Spirit: This is a good place to start
From Cheerwine to real wine, millwork to farm work, it’s all homegrown.
That’s one way to describe this section, the Salisbury Post’s third annual “Spirit of Rowan.”
Inspired by the “Be an Original” theme of the county’s rebranding campaign, we decided to take a look at the goods and products that have roots in Rowan soil — literally and figuratively.
We didn’t have to look far. Agriculture has always played a vital role in our rural community. This section includes stories on some of the newer twists.
The wine industry, for example, is a relative newcomer here, and it is thriving, as Deirdre Parker Smith writes in “Wines & vines.”

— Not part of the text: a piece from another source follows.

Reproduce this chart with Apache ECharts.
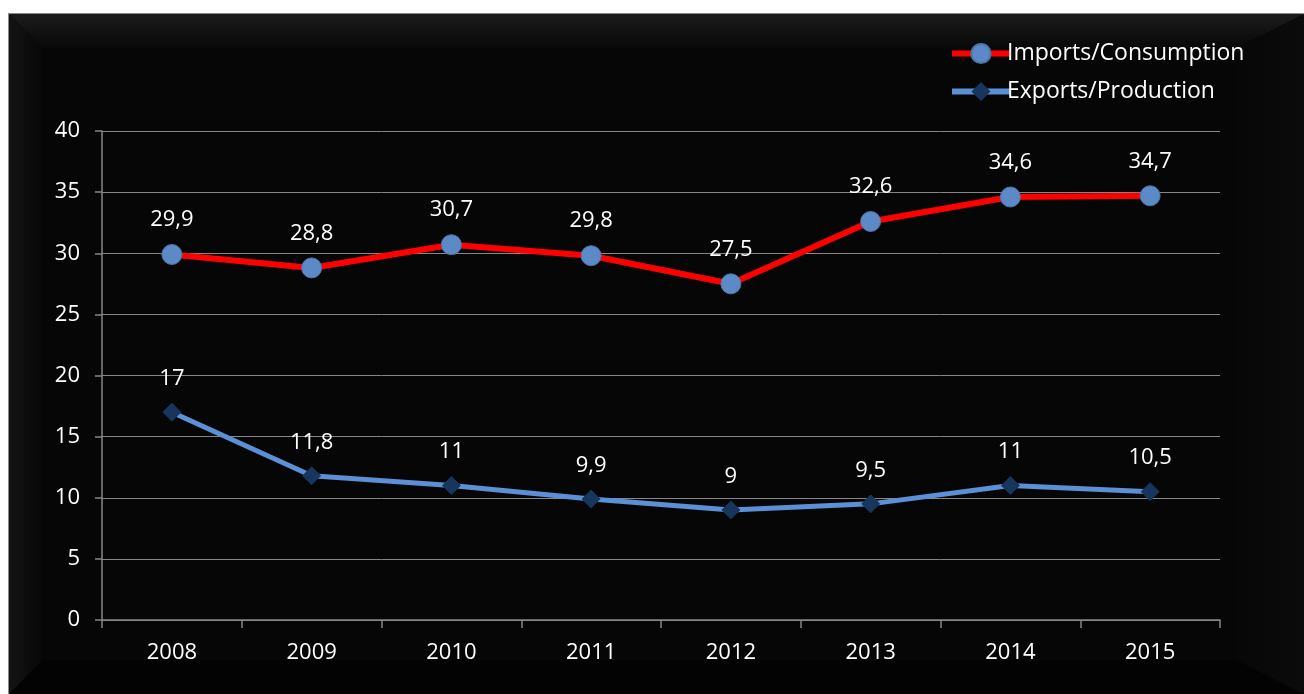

On the livestock front, Lee and Domisty Menius have plugged into the rising interest in animals raised in real pastures — “Fresh and local,” as the headline on that story says.
More than a third of the county’s acreage is farmland, and raising crops on that land is a little like a lottery, reporter Josh Bergeron learned. Find out more in “Golden harvest.”
Custom millwork from Salisbury can be found in some of the finest buildings in the state, thanks to the high standards of the folks at Goodman Millwork. Susan Shinn Turner shares their story in “Wood men.”
Bubbly and sweet, Cheerwine is one of Salisbury’s proudest claims to fame. With the fifth generation now involved, the company is celebrating “100 years of cheer.” Susan Shinn Turner tells their story.
Another kind of beverage is spawning new businesses here — craft beer. “Big things brewing” includes breweries and a new malt house, thanks to the reporting of Deirdre Parker Smith.
This county also produces college graduates. Rebecca Rider takes a look at two people who grew up in Rowan, attended Catawba College and went to work for the school system in “Homegrown.”
So goes the circle of life.
Consider this section a sampling of the countless good things that originate in Rowan County — and people who take pride in being homegrown.